Thing is, you sit in these gorgeous surroundings, and the food comes quickly and without any frills at all, simply put on a plate with no pretensions, and before you know it, you’ve eaten and got the bill. And this is when it gets interesting, because the prices are so incredibly low, in the low 10s Euros for a three-course meal, that it makes for an experience you will talk about back home, over and over again.
What To Order
Try the snails, the leeks with vinaigrette, or simply the boiled egg with mayonnaise for starters, and the fish of the day, or a steak haché for mains, plus a rice pudding for dessert — as I said, no frills but tasty, and for Paris, practically free.
7. Brasserie Barbes
This is another of my favorites, a modern take on the old-fashioned brasserie, but with all the trimmings of beautiful tiles, mirrors, plenty of windows, and two gorgeous bars in an industrial setting. Brasserie Barbes is located by the overground metro station of Barbes-Rochechouart (hold onto your bag and do not have your phone in your hand as you exit and cross the road, it can be a bit dodgy around here), and is a stunning four-floor brasserie. Here you can have breakfast downstairs, enjoy an extended lunch or dinner upstairs, sit outside on the terraces further upstairs, and later, dance on the rooftop.
What To Order
The menu here changes regularly to accommodate the fresh produce of each season, but I have always loved the fish of the day. Equally, the steaks are great, the fries crispy, the desserts yummy, and there is a good mix of traditional dishes as well as some more modern takes. You will find something, whichever way you are inclined.
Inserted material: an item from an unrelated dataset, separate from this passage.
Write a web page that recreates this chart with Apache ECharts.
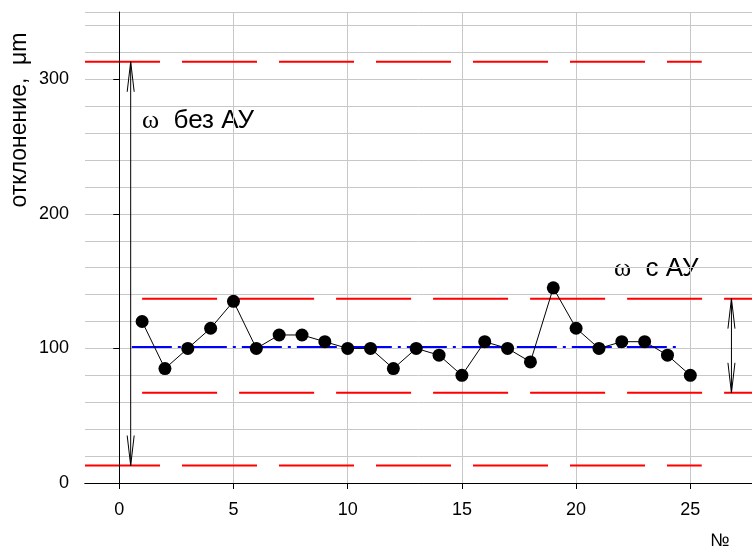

Pro Tip: If you are coming to Paris over a weekend, it is always wise to book a table at any of the above in advance, except for the bouillons, where it’s traditional to queue outside. As for most French restaurants, eating out at lunchtime, especially if you opt for the fixed price menu, is cheaper, while choosing the fish/meat/dish of the day is something most French would do, as it assures you that it has come from the market that morning and is cooked with special attention on the same day.